Finalement, cette parabole renvoie beaucoup aux sept « Je Suis » du Christ :

  1. Dans « Je suis le Pain de Vie », nous retrouvons l’importance de la nourriture spirituelle, représentée par la pratique de la vie intérieure, qui fait que nous sommes tournés vers le ciel et que nous collaborons, avec Dieu. Le fils prodigue avait tourné le dos à son père, donc au ciel.
  2. Dans « Je suis la Lumière du Monde »«  : à la femme adultère, le Christ dit : « Va, et ne pèche plus » en écrivant dans le sable le mal qu’elle a fait (qui s’enregistre en tant que dette à régler). La lumière a éclairé le mal, pour qu’elle en prenne conscience et qu’elle puisse le rédempter. La lumière dans la vie intérieure permet de prendre conscience du mal à transformer en bien. Le fils prodigue n’a pris conscience du mal qu’il a fait que lorsqu’il a brutalement chuté et que sa cause était devenue désespérée.

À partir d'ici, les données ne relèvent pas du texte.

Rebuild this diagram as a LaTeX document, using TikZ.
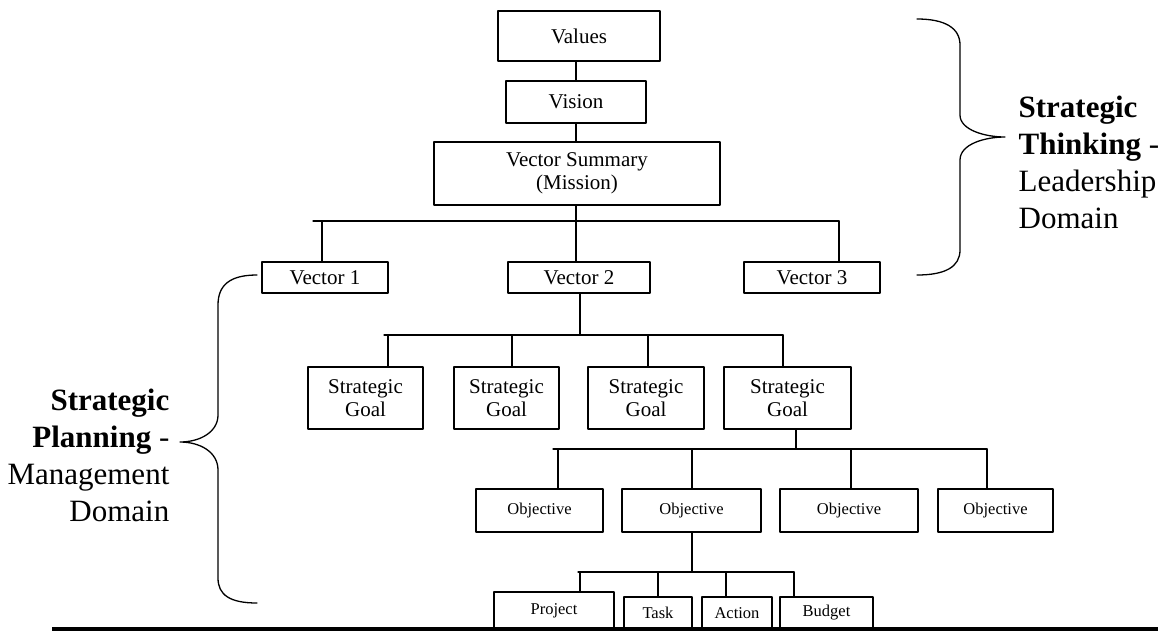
\documentclass[tikz,border=0pt]{standalone}
\usepackage{fontspec}
\setmainfont{Liberation Serif}
\tikzset{
  box/.style={draw,line width=1.3pt,inner sep=0pt,align=center,font=\fontsize{21}{23.5}\selectfont},
  sbox/.style={box,font=\fontsize{16.5}{19}\selectfont},
  side/.style={inner sep=0pt,font=\fontsize{31}{37}\selectfont}
}
\begin{document}
\begin{tikzpicture}[x=1pt,y=-1pt,line width=1.3pt,line join=round,line cap=round]
\useasboundingbox (0,0) rectangle (1158,635);
% leadership level
\node[box,minimum width=162,minimum height=50] (values) at (579,36) {Values};
\node[box,minimum width=140,minimum height=42] (vision) at (576,102) {Vision};
\node[box,minimum width=286,minimum height=63] (summary) at (577,173.5) {Vector Summary\\(Mission)};
\node[box,minimum width=126,minimum height=31] (vec1) at (325,277.5) {Vector 1};
\node[box,minimum width=142,minimum height=31] (vec2) at (579,277.5) {Vector 2};
\node[box,minimum width=136,minimum height=31] (vec3) at (812,277.5) {Vector 3};
% management level
\node[box,minimum width=115,minimum height=62] (sg1) at (365.5,398) {Strategic\\Goal};
\node[box,minimum width=105,minimum height=62] (sg2) at (506.5,398) {Strategic\\Goal};
\node[box,minimum width=116,minimum height=62] (sg3) at (646,398) {Strategic\\Goal};
\node[box,minimum width=127,minimum height=62] (sg4) at (787.5,398) {Strategic\\Goal};
\node[sbox,minimum width=127,minimum height=43] (obj1) at (539.5,510.5) {Objective};
\node[sbox,minimum width=139,minimum height=43] (obj2) at (691.5,510.5) {Objective};
\node[sbox,minimum width=138,minimum height=43] (obj3) at (849,510.5) {Objective};
\node[sbox,minimum width=115,minimum height=43] (obj4) at (995.5,510.5) {Objective};
\node[sbox,minimum width=120,minimum height=37] (project) at (554,610.5) {Project};
\node[sbox,minimum width=68,minimum height=32] (task) at (658,613) {Task};
\node[sbox,minimum width=70,minimum height=32] (action) at (737,613) {Action};
\node[sbox,minimum width=93,minimum height=32] (budget) at (826.5,613) {Budget};
% connectors
\draw (vision.north) -- (vision.north |- values.south);
\draw (vision.south) -- (vision.south |- summary.north);
\draw (313,221) coordinate (b1) -- (839,221);
\draw (576,221) coordinate (s1) -- (s1 |- summary.south);
\foreach \n/\x in {vec1/322,vec2/576,vec3/839}
  \draw (\x,221) coordinate (t) -- (t |- \n.north);
\draw (384,335) coordinate (b2) -- (783,335);
\draw (580,335) coordinate (s2) -- (s2 |- vec2.south);
\foreach \n/\x in {sg1/388,sg2/512,sg3/648,sg4/783}
  \draw (\x,335) coordinate (t) -- (t |- \n.north);
\draw (553,449) coordinate (b3) -- (987,449);
\draw (796,449) coordinate (s3) -- (s3 |- sg4.south);
\foreach \n/\x in {obj1/558,obj2/692,obj3/851,obj4/987}
  \draw (\x,449) coordinate (t) -- (t |- \n.north);
\draw (578,572) coordinate (b4) -- (794,572);
\draw (692,572) coordinate (s4) -- (s4 |- obj2.south);
\foreach \n/\x in {project/580,task/658,action/726,budget/794}
  \draw (\x,572) coordinate (t) -- (t |- \n.north);
\draw[line width=3.5pt,line cap=butt] (52,629) -- (1158,629);
% braces
\draw (257,275) .. controls (230,275) and (218,285) .. (218,305) -- (218,415)
  .. controls (218,432) and (200,442) .. (180,442)
  .. controls (200,442) and (218,452) .. (218,470) -- (218,578)
  .. controls (218,595) and (230,603) .. (257,603);
\draw (917,19) .. controls (945,19) and (960,28) .. (960,45) -- (960,115)
  .. controls (960,130) and (985,137) .. (1005,137)
  .. controls (985,137) and (960,144) .. (960,160) -- (960,250)
  .. controls (960,267) and (945,275) .. (917,275);
\node[side,anchor=north east,align=right] (planning) at (170,388)
  {\textbf{Strategic}\\\textbf{Planning} -\\Management\\Domain\hspace{5pt}};
\node[side,anchor=north west,align=left] (thinking) at (1018,95)
  {\textbf{Strategic}\\\textbf{Thinking} -\\Leadership\\Domain};
\end{tikzpicture}
\end{document}
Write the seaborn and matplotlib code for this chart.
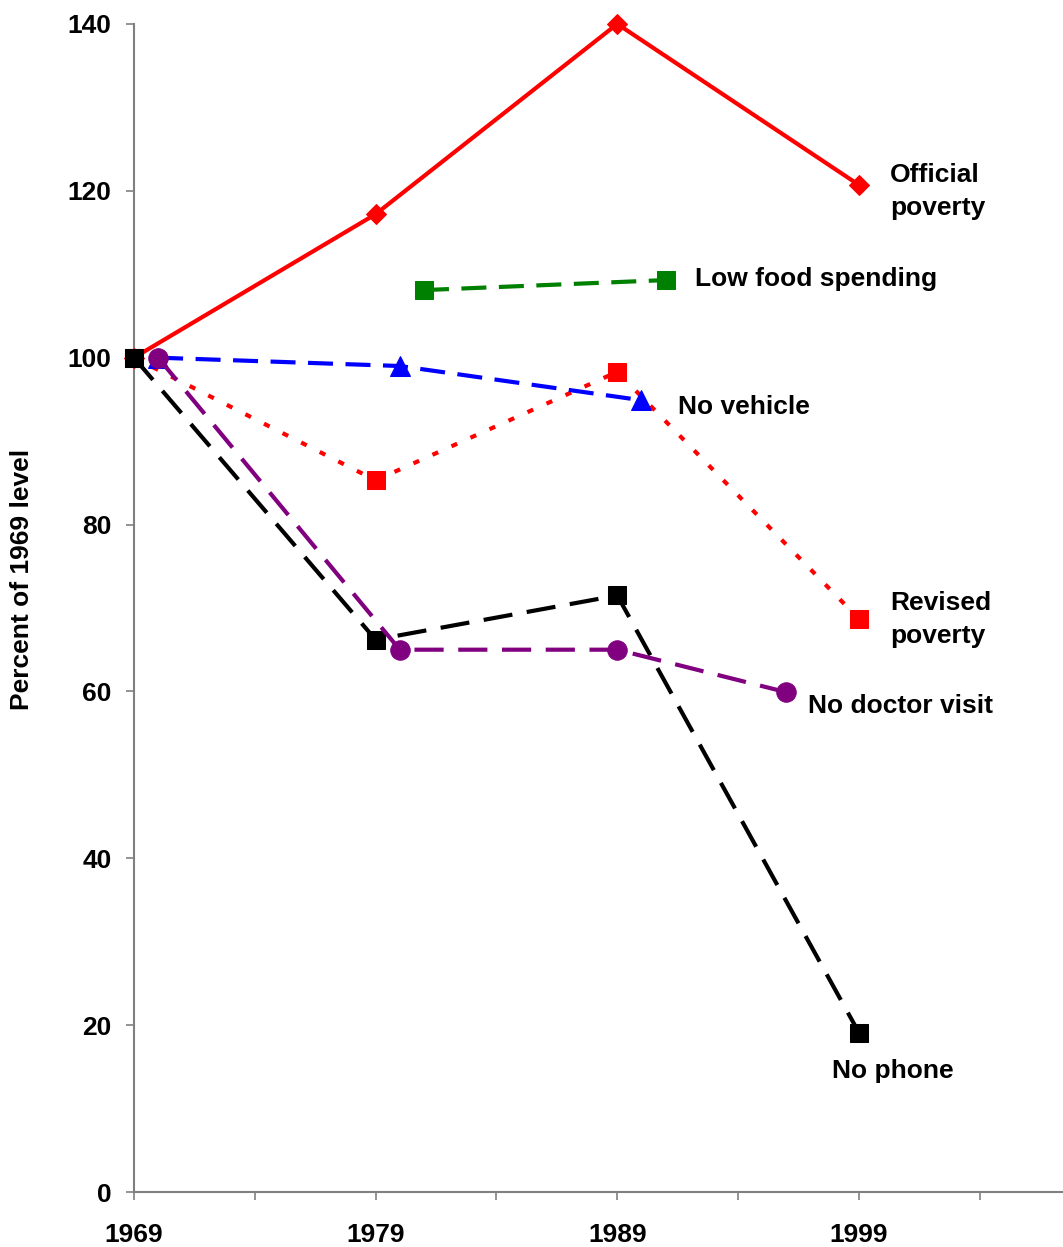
import matplotlib
matplotlib.use("Agg")
import matplotlib.pyplot as plt
import seaborn as sns

# values (percent of 1969 level)
official_years = [1969, 1979, 1989, 1999]
official_vals = [100, 117.2, 140, 120.7]

revised_years = [1969, 1979, 1989, 1999]
revised_vals = [100, 85.3, 98.3, 68.7]

food_years = [1981, 1991]
food_vals = [108.1, 109.3]

vehicle_years = [1970, 1980, 1990]
vehicle_vals = [100, 99.0, 94.9]

doctor_years = [1970, 1980, 1989, 1996]
doctor_vals = [100, 65.0, 65.0, 59.9]

phone_years = [1969, 1979, 1989, 1999]
phone_vals = [100, 66.2, 71.5, 19.1]

sns.set_style("ticks", {"text.color": "black", "xtick.color": "black",
                        "ytick.color": "black", "axes.labelcolor": "black"})
plt.rcParams["font.family"] = ["Liberation Sans", "DejaVu Sans"]
plt.rcParams["font.weight"] = "bold"

fig = plt.figure(figsize=(10.63, 12.47), dpi=100)
ax = fig.add_axes([0.126, 0.0441, 0.873, 0.9367])

def draw(x, y, color, marker, ms, dashes, z):
    sns.lineplot(x=x, y=y, color=color, marker=marker, markersize=ms,
                 markeredgecolor=color, linewidth=3, ax=ax, zorder=z)
    line = ax.lines[-1]
    if dashes is not None:
        line.set_dashes(dashes)
    line.set_clip_on(False)

draw(official_years, official_vals, "#ff0000", "D", 10, None, 3)
draw(revised_years, revised_vals, "#ff0000", "s", 13.5, (1.5, 3.5), 3)
draw(vehicle_years, vehicle_vals, "#0000ff", "^", 14, (6, 3), 4)
draw(food_years, food_vals, "#008000", "s", 13.5, (6, 3), 4)
draw(phone_years, phone_vals, "#000000", "s", 13.5, (7, 3.5), 5)
draw(doctor_years, doctor_vals, "#800080", "o", 14, (7, 3.5), 6)

labels = [
    (2000.3, 119.9, "Official\npoverty"),
    (1992.2, 109.4, "Low food spending"),
    (1991.5, 94.1, "No vehicle"),
    (2000.3, 68.6, "Revised\npoverty"),
    (1996.9, 58.3, "No doctor visit"),
    (1997.9, 14.5, "No phone"),
]
for x, y, t in labels:
    ax.text(x, y, t, fontsize=19, fontweight="bold", ha="left", va="center",
            linespacing=1.45, color="black")

ax.set_xlim(1969, 2007.4)
ax.set_ylim(0, 140)
ax.set_yticks(range(0, 141, 20))
xt = list(range(1969, 2008, 5))
ax.set_xticks(xt)
ax.set_xticklabels([str(v) if (v - 1969) % 10 == 0 else "" for v in xt])

for side in ["top", "right"]:
    ax.spines[side].set_visible(False)
for side in ["left", "bottom"]:
    ax.spines[side].set_color("#808080")
    ax.spines[side].set_linewidth(1.5)

ax.tick_params(axis="both", which="major", direction="out", length=6,
               width=1.2, color="#808080", labelcolor="black", labelsize=19,
               bottom=True, left=True)
ax.tick_params(axis="x", pad=16)
ax.tick_params(axis="y", pad=10)
for lab in ax.get_xticklabels() + ax.get_yticklabels():
    lab.set_fontweight("bold")

ax.set_xlabel("")
ax.set_ylabel("")
fig.text(0.021, 0.535, "Percent of 1969 level", rotation=90, fontsize=19,
         fontweight="bold", ha="center", va="center", color="black")

fig.savefig("out.png", dpi=100)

Il était le seul à pouvoir se sauver lui-même.
  3. Dans « Je suis la Porte » : « quiconque entrera par moi sera guéri ». Il s’agit de la porte de la bergerie, la porte du cœur, la porte du temple sacré aussi, où il est demandé de prendre garde aux voleurs qui essaient de passer par le toit. Les voleurs sont les tentations, les désirs destructeurs qui veulent anéantir le temple. Il est important de prendre soin de son temple et de le protéger. Les brebis doivent faire attention aux voleurs, et ne pas se tromper de porte. Le fils prodigue s’est laissé tenter par l’avidité, le plaisir des sens sans voir qu’il se détournait du Bien en dilapidant ses biens.
  4. Dans « Je suis le Bon Berger » : c’est le point central des sept « Je suis ». Le Berger « repêche » les brebis égarées, mais essaie aussi d’en attirer un maximum dans la bergerie qu’est son temple, car les brebis le reconnaissent à sa voix, par la force de Son Verbe. Il se donne entièrement pour cela, Il offre son âme. « Il y aura une seul berger et un seul troupeau. » Il fait en sorte d’éloigner le loup pour protéger la bergerie. Ce « Je suis », c’est la rencontre du Christ dans son coeur à travers le lien à l’âme. Ce quatrième « Je suis », fait penser à la parabole du fils prodigue, où la joie du père qui retrouve le fils prodigue, est comparée à celle du Berger qui fête les retrouvailles d’une brebis perdue qui retrouve sa nature spirituelle et christique.
  5. Dans « Je suis la Résurrection, la Vie » : le Christ prononce ce Je suis lors de la résurrection de Lazare, qui montre au monde la plus grande espérance qui soit, si nous suivons le chemin du Christ : la résurrection et même la vie éternelle, qui nous rapproche au plus près du Père. Le fils prodigue, par son retour a gagné un bout de vie éternelle.
  6. Dans « Je suis la Voie, la Vérité, la Vie » : on passe au niveau supérieur. le Christ dit « Nul ne vient au Père sinon par moi ». Par son modèle, il montre le chemin christique à imiter, pour accéder à la vérité, en passant par la souffrance, notamment pour se rédempter et renaître à la vie véritable. Le fils prodigue en est là : il est au début de ce chemin pour retrouver Dieu le Père.
  7. Dans « Je suis le Cep de Vigne ». le Christ fait référence à la communauté des disciples, alors qu’il leur fait ses adieux pendant la Cène. Le point de départ était le Pain, le point final est le Vin. Le Pain et le Vin se partagent entre frères et sœurs de la communauté spirituelle dans le rituel sacré de l’Eucharistie. Ce qui désigne un but fraternel. Pour faire un vin de qualité, le Christ, Cep de Vigne porte les sarments, et Il jette les mauvais sarments pour ne garder que ceux qui portent du fruit : seuls les êtres qui donnent le meilleur d’eux-mêmes au monde dans le dessein de Dieu, sont dignes de faire partie de cette communauté, au service du Christ, pour honorer le Père. Le fils prodigue en sera-t-il ? Marie-Madeleine a été pardonnée parce qu’elle a beaucoup aimé, et elle a fait partie de la première communauté aux côtés du Christ, car elle a fait ce retournement vers le Bien, et elle s’est donnée sans limite, par amour.

Que cet appel au repentir par amour nous aider à transformer nos échecs et nos erreurs en bénédictions.